• **GIVEN EXERCISE**
Omit any picture, and return the remaining data exactly as written.

● ● ●

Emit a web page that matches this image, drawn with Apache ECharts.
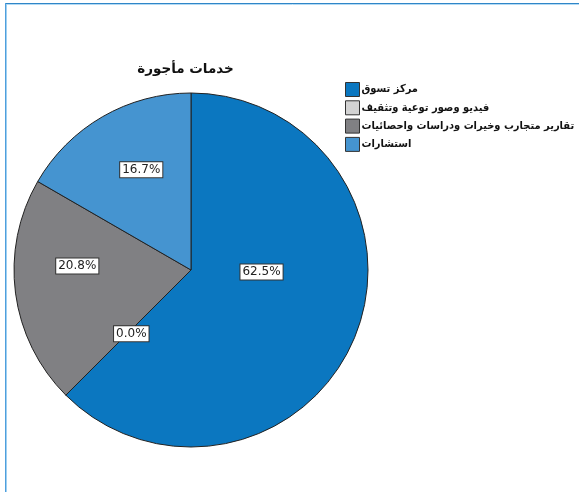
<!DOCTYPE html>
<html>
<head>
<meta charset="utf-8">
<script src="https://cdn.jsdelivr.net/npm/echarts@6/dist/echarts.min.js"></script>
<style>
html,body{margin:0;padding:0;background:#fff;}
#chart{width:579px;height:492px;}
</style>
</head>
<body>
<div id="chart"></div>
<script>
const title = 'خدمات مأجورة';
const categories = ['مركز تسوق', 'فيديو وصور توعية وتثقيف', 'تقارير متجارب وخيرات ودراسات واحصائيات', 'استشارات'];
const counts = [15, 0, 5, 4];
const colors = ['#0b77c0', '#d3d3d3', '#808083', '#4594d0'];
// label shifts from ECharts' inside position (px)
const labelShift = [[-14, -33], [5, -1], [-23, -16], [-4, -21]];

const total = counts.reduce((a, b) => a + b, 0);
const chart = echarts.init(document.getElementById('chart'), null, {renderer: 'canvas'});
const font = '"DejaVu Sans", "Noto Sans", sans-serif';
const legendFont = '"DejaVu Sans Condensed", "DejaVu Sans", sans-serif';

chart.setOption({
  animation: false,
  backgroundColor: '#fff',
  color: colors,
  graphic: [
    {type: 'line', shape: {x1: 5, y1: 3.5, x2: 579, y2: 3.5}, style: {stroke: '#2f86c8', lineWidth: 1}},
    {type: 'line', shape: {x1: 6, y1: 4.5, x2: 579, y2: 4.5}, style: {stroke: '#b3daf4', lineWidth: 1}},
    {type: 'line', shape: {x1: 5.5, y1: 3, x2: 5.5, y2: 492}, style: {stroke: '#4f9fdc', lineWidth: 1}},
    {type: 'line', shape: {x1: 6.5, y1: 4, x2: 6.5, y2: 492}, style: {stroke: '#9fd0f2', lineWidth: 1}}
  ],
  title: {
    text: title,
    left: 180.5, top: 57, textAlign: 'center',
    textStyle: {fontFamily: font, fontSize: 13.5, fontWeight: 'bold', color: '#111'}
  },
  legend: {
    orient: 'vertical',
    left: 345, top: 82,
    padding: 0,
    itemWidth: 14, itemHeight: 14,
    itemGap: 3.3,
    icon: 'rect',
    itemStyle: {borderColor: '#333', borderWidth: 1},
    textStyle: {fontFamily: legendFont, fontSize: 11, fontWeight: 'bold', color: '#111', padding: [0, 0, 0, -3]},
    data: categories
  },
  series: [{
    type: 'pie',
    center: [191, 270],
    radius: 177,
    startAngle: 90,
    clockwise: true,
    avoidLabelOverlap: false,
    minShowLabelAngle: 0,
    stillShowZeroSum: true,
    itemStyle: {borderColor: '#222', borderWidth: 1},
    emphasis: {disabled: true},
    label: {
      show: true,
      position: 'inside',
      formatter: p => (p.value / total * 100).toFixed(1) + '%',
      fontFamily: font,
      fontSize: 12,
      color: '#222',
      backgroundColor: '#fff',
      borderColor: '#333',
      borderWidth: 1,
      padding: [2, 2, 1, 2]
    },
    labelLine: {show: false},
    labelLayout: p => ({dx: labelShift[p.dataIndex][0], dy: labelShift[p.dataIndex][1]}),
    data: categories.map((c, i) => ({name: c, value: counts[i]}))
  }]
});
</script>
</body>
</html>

● ● ●

• **PROBLEM SOLUTION**
Emit a web page that matches this image, drawn with Apache ECharts.
<!DOCTYPE html>
<html>
<head>
<meta charset="utf-8">
<script src="https://cdn.jsdelivr.net/npm/echarts@6/dist/echarts.min.js"></script>
<style>
html,body{margin:0;padding:0;background:#fff;}
#chart{width:579px;height:492px;}
</style>
</head>
<body>
<div id="chart"></div>
<script>
const title = 'خدمات مأجورة';
const categories = ['مركز تسوق', 'فيديو وصور توعية وتثقيف', 'تقارير متجارب وخيرات ودراسات واحصائيات', 'استشارات'];
const counts = [15, 0, 5, 4];
const colors = ['#0b77c0', '#d3d3d3', '#808083', '#4594d0'];
// label shifts from ECharts' inside position (px)
const labelShift = [[-14, -33], [5, -1], [-23, -16], [-4, -21]];

const total = counts.reduce((a, b) => a + b, 0);
const chart = echarts.init(document.getElementById('chart'), null, {renderer: 'canvas'});
const font = '"DejaVu Sans", "Noto Sans", sans-serif';
const legendFont = '"DejaVu Sans Condensed", "DejaVu Sans", sans-serif';

chart.setOption({
  animation: false,
  backgroundColor: '#fff',
  color: colors,
  graphic: [
    {type: 'line', shape: {x1: 5, y1: 3.5, x2: 579, y2: 3.5}, style: {stroke: '#2f86c8', lineWidth: 1}},
    {type: 'line', shape: {x1: 6, y1: 4.5, x2: 579, y2: 4.5}, style: {stroke: '#b3daf4', lineWidth: 1}},
    {type: 'line', shape: {x1: 5.5, y1: 3, x2: 5.5, y2: 492}, style: {stroke: '#4f9fdc', lineWidth: 1}},
    {type: 'line', shape: {x1: 6.5, y1: 4, x2: 6.5, y2: 492}, style: {stroke: '#9fd0f2', lineWidth: 1}}
  ],
  title: {
    text: title,
    left: 180.5, top: 57, textAlign: 'center',
    textStyle: {fontFamily: font, fontSize: 13.5, fontWeight: 'bold', color: '#111'}
  },
  legend: {
    orient: 'vertical',
    left: 345, top: 82,
    padding: 0,
    itemWidth: 14, itemHeight: 14,
    itemGap: 3.3,
    icon: 'rect',
    itemStyle: {borderColor: '#333', borderWidth: 1},
    textStyle: {fontFamily: legendFont, fontSize: 11, fontWeight: 'bold', color: '#111', padding: [0, 0, 0, -3]},
    data: categories
  },
  series: [{
    type: 'pie',
    center: [191, 270],
    radius: 177,
    startAngle: 90,
    clockwise: true,
    avoidLabelOverlap: false,
    minShowLabelAngle: 0,
    stillShowZeroSum: true,
    itemStyle: {borderColor: '#222', borderWidth: 1},
    emphasis: {disabled: true},
    label: {
      show: true,
      position: 'inside',
      formatter: p => (p.value / total * 100).toFixed(1) + '%',
      fontFamily: font,
      fontSize: 12,
      color: '#222',
      backgroundColor: '#fff',
      borderColor: '#333',
      borderWidth: 1,
      padding: [2, 2, 1, 2]
    },
    labelLine: {show: false},
    labelLayout: p => ({dx: labelShift[p.dataIndex][0], dy: labelShift[p.dataIndex][1]}),
    data: categories.map((c, i) => ({name: c, value: counts[i]}))
  }]
});
</script>
</body>
</html>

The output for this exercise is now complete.